Outre les effets macroéconomiques des fonds souverains, M. Yves Jégourel, maître de conférences à l'université Montesquieu, procédant à l'aide d'une vidéo-projection, a axé son intervention sur trois thèmes : la stabilisation ou non du prix des actifs financiers ; les motivations stratégiques, politiques, ou au contraire financières, des fonds souverains et les possibles réflexes protectionnistes unilatéraux qu'elles peuvent engendrer ; enfin, les réponses économiques et politiques pouvant être apportées à l'émergence d'une nouvelle forme de capitalisme d'Etat.
Tout d'abord, il a souligné, mais relativisé, le risque potentiel de déstabilisation du prix de l'or, des matières premières ou de l'immobilier. Il a mis l'accent sur un risque d'amplification de la volatilité du prix de certaines classes d'actifs du fait du manque de transparence des fonds souverains, de leur fonctionnement institutionnel et de leur stratégie d'investissement. Enfin, il a jugé que le risque de déstabilisation des régimes de changes, bien qu'improbable, n'était pas totalement à exclure.
Il a ajouté que les fonds souverains étaient susceptibles de jouer un rôle positif dans le financement des entreprises et la stabilité financière. Leur vocation d'optimisation du couple rendement/risque les conduit, en effet, à accroître leur exposition aux actions et au capital-investissement, mais ils tendent à se repositionner sur les marchés émergents, au détriment des Etats-Unis et de l'Europe. Leurs stratégies d'investissement en ont également des investisseurs de moyen et long termes, voire de très long terme, avec une faible rotation des actifs et une exigence de rentabilité raisonnable, a priori facteurs de stabilisation des marchés. Ces fonds ont aussi joué un rôle de « financeur » en dernier ressort auprès d'un secteur bancaire gravement affecté par la crise des subprimes. Les fonds souverains peuvent enfin contribuer au financement du développement en Afrique.
Concernant le risque géopolitique résultant d'éventuelles prises de participation dans des entreprises à haute valeur technologique et à fort potentiel de croissance, M. Yves Jégourel a estimé qu'il pouvait alimenter des réflexes protectionnistes unilatéraux et dommageables, et que ce risque tenait, plus largement, à la possible inclusion de critères d'investissement extra-financiers, notamment éthiques ou religieux, dans les choix d'investissement des fonds. Ce risque géopolitique n'est cependant pas propre aux fonds souverains et se retrouve dans le rôle ambigu joué par les fonds d'investissement privés sous influence gouvernementale, ainsi que l'illustre l' « encerclement » de certains segments de l'industrie européenne d'armement terrestre par des fonds américains.

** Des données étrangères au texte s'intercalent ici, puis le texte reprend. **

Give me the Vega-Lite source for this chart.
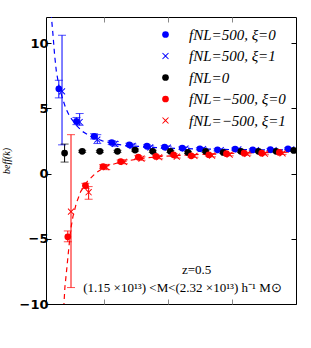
{
  "$schema": "https://vega.github.io/schema/vega-lite/v6.json",
  "width": 250,
  "height": 287,
  "autosize": {"type": "none"},
  "padding": {"left": 46, "top": 17, "right": 15, "bottom": 44},
  "background": "white",
  "config": {
    "view": {"stroke": "black", "strokeWidth": 1},
    "axis": {"grid": false, "domain": false},
    "legend": {
      "orient": "top-right",
      "offset": 10,
      "padding": 0,
      "labelFont": "Liberation Serif",
      "labelFontStyle": "italic",
      "labelFontSize": 15,
      "labelColor": "black",
      "symbolSize": 45,
      "symbolOpacity": 1,
      "symbolStrokeWidth": 0,
      "rowPadding": 5.5,
      "labelOffset": 16,
      "title": null
    }
  },
  "datasets": {
    "pts": [
      {"series": "fNL=500, ξ=0", "k": 0.003, "b": 6.5, "lo": 5.8, "hi": 7.15},
      {"series": "fNL=500, ξ=0", "k": 0.00575, "b": 4.0, "lo": 3.75, "hi": 4.3},
      {"series": "fNL=500, ξ=0", "k": 0.0085, "b": 2.85, "lo": 2.65, "hi": 3.05},
      {"series": "fNL=500, ξ=0", "k": 0.01125, "b": 2.38, "lo": 2.22, "hi": 2.52},
      {"series": "fNL=500, ξ=0", "k": 0.014, "b": 2.2, "lo": 2.08, "hi": 2.32},
      {"series": "fNL=500, ξ=0", "k": 0.01675, "b": 2.1, "lo": 2.0, "hi": 2.2},
      {"series": "fNL=500, ξ=0", "k": 0.0195, "b": 2.03, "lo": 1.93, "hi": 2.13},
      {"series": "fNL=500, ξ=0", "k": 0.02225, "b": 1.95, "lo": 1.86, "hi": 2.04},
      {"series": "fNL=500, ξ=0", "k": 0.025, "b": 1.9, "lo": 1.82, "hi": 1.98},
      {"series": "fNL=500, ξ=0", "k": 0.02775, "b": 1.82, "lo": 1.74, "hi": 1.9},
      {"series": "fNL=500, ξ=0", "k": 0.0305, "b": 1.88, "lo": 1.8, "hi": 1.96},
      {"series": "fNL=500, ξ=0", "k": 0.03325, "b": 1.82, "lo": 1.75, "hi": 1.89},
      {"series": "fNL=500, ξ=0", "k": 0.036, "b": 1.84, "lo": 1.77, "hi": 1.91},
      {"series": "fNL=500, ξ=0", "k": 0.03875, "b": 1.9, "lo": 1.83, "hi": 1.97},
      {"series": "fNL=500, ξ=1", "k": 0.0035, "b": 6.3, "lo": 2.2, "hi": 10.6},
      {"series": "fNL=500, ξ=1", "k": 0.00625, "b": 3.95, "lo": 3.7, "hi": 4.6},
      {"series": "fNL=500, ξ=1", "k": 0.009, "b": 2.6, "lo": 2.3, "hi": 2.98},
      {"series": "fNL=500, ξ=1", "k": 0.01175, "b": 2.28, "lo": 2.1, "hi": 2.45},
      {"series": "fNL=500, ξ=1", "k": 0.0145, "b": 2.12, "lo": 1.98, "hi": 2.26},
      {"series": "fNL=500, ξ=1", "k": 0.01725, "b": 2.0, "lo": 1.88, "hi": 2.12},
      {"series": "fNL=500, ξ=1", "k": 0.02, "b": 1.98, "lo": 1.87, "hi": 2.09},
      {"series": "fNL=500, ξ=1", "k": 0.02275, "b": 1.92, "lo": 1.82, "hi": 2.02},
      {"series": "fNL=500, ξ=1", "k": 0.0255, "b": 1.88, "lo": 1.79, "hi": 1.97},
      {"series": "fNL=500, ξ=1", "k": 0.02825, "b": 1.8, "lo": 1.72, "hi": 1.88},
      {"series": "fNL=500, ξ=1", "k": 0.031, "b": 1.85, "lo": 1.77, "hi": 1.93},
      {"series": "fNL=500, ξ=1", "k": 0.03375, "b": 1.8, "lo": 1.73, "hi": 1.87},
      {"series": "fNL=500, ξ=1", "k": 0.0365, "b": 1.8, "lo": 1.73, "hi": 1.87},
      {"series": "fNL=500, ξ=1", "k": 0.03925, "b": 1.85, "lo": 1.78, "hi": 1.92},
      {"series": "fNL=0", "k": 0.0039, "b": 1.57, "lo": 0.88, "hi": 2.26},
      {"series": "fNL=0", "k": 0.00665, "b": 1.7, "lo": 1.62, "hi": 1.78},
      {"series": "fNL=0", "k": 0.0094, "b": 1.7, "lo": 1.62, "hi": 1.78},
      {"series": "fNL=0", "k": 0.01215, "b": 1.7, "lo": 1.62, "hi": 1.78},
      {"series": "fNL=0", "k": 0.0149, "b": 1.8, "lo": 1.72, "hi": 1.88},
      {"series": "fNL=0", "k": 0.01765, "b": 1.7, "lo": 1.62, "hi": 1.78},
      {"series": "fNL=0", "k": 0.0204, "b": 1.7, "lo": 1.62, "hi": 1.78},
      {"series": "fNL=0", "k": 0.02315, "b": 1.62, "lo": 1.54, "hi": 1.7},
      {"series": "fNL=0", "k": 0.0259, "b": 1.7, "lo": 1.62, "hi": 1.78},
      {"series": "fNL=0", "k": 0.02865, "b": 1.62, "lo": 1.54, "hi": 1.7},
      {"series": "fNL=0", "k": 0.0314, "b": 1.7, "lo": 1.62, "hi": 1.78},
      {"series": "fNL=0", "k": 0.03415, "b": 1.7, "lo": 1.62, "hi": 1.78},
      {"series": "fNL=0", "k": 0.0369, "b": 1.7, "lo": 1.62, "hi": 1.78},
      {"series": "fNL=0", "k": 0.03965, "b": 1.77, "lo": 1.69, "hi": 1.85},
      {"series": "fNL=−500, ξ=0", "k": 0.0044, "b": -4.85, "lo": -5.23, "hi": -4.4},
      {"series": "fNL=−500, ξ=0", "k": 0.00715, "b": -0.92, "lo": -1.15, "hi": -0.75},
      {"series": "fNL=−500, ξ=0", "k": 0.0099, "b": 0.54, "lo": 0.4, "hi": 0.68},
      {"series": "fNL=−500, ξ=0", "k": 0.01265, "b": 0.92, "lo": 0.8, "hi": 1.04},
      {"series": "fNL=−500, ξ=0", "k": 0.0154, "b": 1.26, "lo": 1.15, "hi": 1.37},
      {"series": "fNL=−500, ξ=0", "k": 0.01815, "b": 1.31, "lo": 1.21, "hi": 1.41},
      {"series": "fNL=−500, ξ=0", "k": 0.0209, "b": 1.44, "lo": 1.34, "hi": 1.54},
      {"series": "fNL=−500, ξ=0", "k": 0.02365, "b": 1.36, "lo": 1.27, "hi": 1.45},
      {"series": "fNL=−500, ξ=0", "k": 0.0264, "b": 1.44, "lo": 1.35, "hi": 1.53},
      {"series": "fNL=−500, ξ=0", "k": 0.02915, "b": 1.52, "lo": 1.44, "hi": 1.6},
      {"series": "fNL=−500, ξ=0", "k": 0.0319, "b": 1.56, "lo": 1.48, "hi": 1.64},
      {"series": "fNL=−500, ξ=0", "k": 0.03465, "b": 1.56, "lo": 1.48, "hi": 1.64},
      {"series": "fNL=−500, ξ=0", "k": 0.0374, "b": 1.62, "lo": 1.55, "hi": 1.69},
      {"series": "fNL=−500, ξ=1", "k": 0.0049, "b": -2.92, "lo": -8.74, "hi": 2.98},
      {"series": "fNL=−500, ξ=1", "k": 0.00765, "b": -1.43, "lo": -1.97, "hi": -1.0},
      {"series": "fNL=−500, ξ=1", "k": 0.0104, "b": 0.5, "lo": 0.3, "hi": 0.7},
      {"series": "fNL=−500, ξ=1", "k": 0.01315, "b": 0.9, "lo": 0.75, "hi": 1.05},
      {"series": "fNL=−500, ξ=1", "k": 0.0159, "b": 1.15, "lo": 1.02, "hi": 1.28},
      {"series": "fNL=−500, ξ=1", "k": 0.01865, "b": 1.25, "lo": 1.13, "hi": 1.37},
      {"series": "fNL=−500, ξ=1", "k": 0.0214, "b": 1.3, "lo": 1.19, "hi": 1.41},
      {"series": "fNL=−500, ξ=1", "k": 0.02415, "b": 1.35, "lo": 1.25, "hi": 1.45},
      {"series": "fNL=−500, ξ=1", "k": 0.0269, "b": 1.38, "lo": 1.28, "hi": 1.48},
      {"series": "fNL=−500, ξ=1", "k": 0.02965, "b": 1.45, "lo": 1.36, "hi": 1.54},
      {"series": "fNL=−500, ξ=1", "k": 0.0324, "b": 1.5, "lo": 1.41, "hi": 1.59},
      {"series": "fNL=−500, ξ=1", "k": 0.03515, "b": 1.52, "lo": 1.44, "hi": 1.6},
      {"series": "fNL=−500, ξ=1", "k": 0.0379, "b": 1.55, "lo": 1.47, "hi": 1.63}
    ],
    "blueCurve": [
      {"k": 0.0017, "b": 13.0},
      {"k": 0.00188, "b": 11.8},
      {"k": 0.00208, "b": 10.7},
      {"k": 0.00234, "b": 9.1},
      {"k": 0.00261, "b": 7.85},
      {"k": 0.00302, "b": 6.7},
      {"k": 0.00355, "b": 5.8},
      {"k": 0.00406, "b": 5.03},
      {"k": 0.00469, "b": 4.38},
      {"k": 0.00563, "b": 3.75},
      {"k": 0.00667, "b": 3.23},
      {"k": 0.00797, "b": 2.85},
      {"k": 0.0098, "b": 2.5},
      {"k": 0.01188, "b": 2.26},
      {"k": 0.01344, "b": 2.15},
      {"k": 0.01719, "b": 2.02},
      {"k": 0.02109, "b": 1.93},
      {"k": 0.025, "b": 1.88},
      {"k": 0.03125, "b": 1.83},
      {"k": 0.04, "b": 1.8}
    ],
    "redCurve": [
      {"k": 0.0037, "b": -11.0},
      {"k": 0.0038, "b": -10.0},
      {"k": 0.00395, "b": -8.7},
      {"k": 0.00422, "b": -7.4},
      {"k": 0.00448, "b": -6.1},
      {"k": 0.00484, "b": -4.33},
      {"k": 0.0052, "b": -3.3},
      {"k": 0.00573, "b": -2.28},
      {"k": 0.00641, "b": -1.38},
      {"k": 0.00745, "b": -0.6},
      {"k": 0.00875, "b": 0.03},
      {"k": 0.01031, "b": 0.54},
      {"k": 0.01239, "b": 0.85},
      {"k": 0.01563, "b": 1.15},
      {"k": 0.01953, "b": 1.33},
      {"k": 0.025, "b": 1.47},
      {"k": 0.03125, "b": 1.57},
      {"k": 0.04, "b": 1.65}
    ],
    "notes": [
      {"k": 0.0245, "b": -7.4, "label": "z=0.5"},
      {"k": 0.0223, "b": -8.75, "label": "(1.15 ×10¹³) <M<(2.32 ×10¹³) h⁻¹ M⊙"}
    ]
  },
  "resolve": {"axis": {"x": "independent", "y": "independent"}},
  "layer": [
    {
      "data": {"name": "blueCurve"},
      "mark": {"type": "line", "clip": true, "color": "#0000ff", "strokeDash": [5, 4], "strokeWidth": 1.2},
      "encoding": {
        "x": {"field": "k", "type": "quantitative", "scale": {"domain": [0.001, 0.04], "nice": false, "zero": false},
              "axis": {"orient": "bottom", "values": [0.01, 0.02, 0.03], "labels": false, "title": null, "tickSize": -5, "tickColor": "#888"}},
        "y": {"field": "b", "type": "quantitative", "scale": {"domain": [-10, 12], "nice": false, "zero": false},
              "axis": {"orient": "left", "values": [-10, -5, 0, 5, 10], "tickSize": -5, "tickColor": "black",
                       "labelFont": "DejaVu Sans", "labelFontWeight": "bold", "labelFontSize": 13, "labelColor": "black", "labelPadding": 3,
                       "title": "beff(k)", "titleFont": "Liberation Serif", "titleFontStyle": "italic", "titleFontWeight": "normal", "titleFontSize": 10, "titleColor": "black", "titlePadding": 8}}
      }
    },
    {
      "data": {"name": "redCurve"},
      "mark": {"type": "line", "clip": true, "color": "#ff0000", "strokeDash": [5, 4], "strokeWidth": 1.2},
      "encoding": {
        "x": {"field": "k", "type": "quantitative", "axis": {"orient": "top", "values": [0.01, 0.02, 0.03], "labels": false, "title": null, "tickSize": -5, "tickColor": "#888"}},
        "y": {"field": "b", "type": "quantitative", "axis": {"orient": "right", "values": [-10, -5, 0, 5, 10], "labels": false, "title": null, "tickSize": -5, "tickColor": "black"}}
      }
    },
    {
      "data": {"name": "pts"},
      "mark": {"type": "rule", "clip": true, "strokeWidth": 1},
      "encoding": {
        "x": {"field": "k", "type": "quantitative", "axis": null},
        "y": {"field": "lo", "type": "quantitative", "axis": null},
        "y2": {"field": "hi"},
        "color": {"field": "series", "type": "nominal"}
      }
    },
    {
      "data": {"name": "pts"},
      "mark": {"type": "tick", "clip": true, "orient": "horizontal", "size": 8, "thickness": 1},
      "encoding": {
        "x": {"field": "k", "type": "quantitative", "axis": null},
        "y": {"field": "lo", "type": "quantitative", "axis": null},
        "color": {"field": "series", "type": "nominal"}
      }
    },
    {
      "data": {"name": "pts"},
      "mark": {"type": "tick", "clip": true, "orient": "horizontal", "size": 8, "thickness": 1},
      "encoding": {
        "x": {"field": "k", "type": "quantitative", "axis": null},
        "y": {"field": "hi", "type": "quantitative", "axis": null},
        "color": {"field": "series", "type": "nominal"}
      }
    },
    {
      "data": {"name": "pts"},
      "mark": {"type": "point", "filled": true, "opacity": 1, "size": 45, "clip": true},
      "encoding": {
        "x": {"field": "k", "type": "quantitative", "axis": null},
        "y": {"field": "b", "type": "quantitative", "axis": null},
        "color": {"field": "series", "type": "nominal",
                  "scale": {"domain": ["fNL=500, ξ=0", "fNL=500, ξ=1", "fNL=0", "fNL=−500, ξ=0", "fNL=−500, ξ=1"],
                            "range": ["#0000ff", "#0000ff", "#000000", "#ff0000", "#ff0000"]}},
        "shape": {"field": "series", "type": "nominal",
                  "scale": {"domain": ["fNL=500, ξ=0", "fNL=500, ξ=1", "fNL=0", "fNL=−500, ξ=0", "fNL=−500, ξ=1"],
                            "range": ["circle", "M-1,-0.8L-0.8,-1L0,-0.2L0.8,-1L1,-0.8L0.2,0L1,0.8L0.8,1L0,0.2L-0.8,1L-1,0.8L-0.2,0Z", "circle", "circle", "M-1,-0.8L-0.8,-1L0,-0.2L0.8,-1L1,-0.8L0.2,0L1,0.8L0.8,1L0,0.2L-0.8,1L-1,0.8L-0.2,0Z"]}}
      }
    },
    {
      "data": {"name": "notes"},
      "mark": {"type": "text", "font": "Liberation Serif", "fontSize": 13, "color": "black", "align": "center", "baseline": "middle"},
      "encoding": {
        "x": {"field": "k", "type": "quantitative", "axis": null},
        "y": {"field": "b", "type": "quantitative", "axis": null},
        "text": {"field": "label"}
      }
    }
  ]
}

Les réponses à ce risque géopolitique sont, selon lui, de plusieurs ordres :
- tenter « l'audacieux pari » du code de bonne conduite afin d'améliorer la transparence, la prévisibilité et l'obligation de rendre des comptes des fonds souverains. Cet équilibre coopératif demeure cependant difficile à trouver et donc hypothétique ;
- favoriser l'émergence d'une définition européenne des secteurs stratégiques protégés, au regard du critère de souveraineté nationale, et imposer le principe de réciprocité ;
- renforcer le rôle des fonds de capital-risque soutenant les PME stratégiques, et trouver les conditions d'une mobilisation accrue de l'épargne nationale en faveur du financement des entreprises ;
- enfin, construire une vision géostratégique de long terme, associant pouvoirs publics, « think tanks » et secteur privé afin d'appréhender les opportunités et menaces éventuelles liées à ce nouveau « capitalisme d'Etat ».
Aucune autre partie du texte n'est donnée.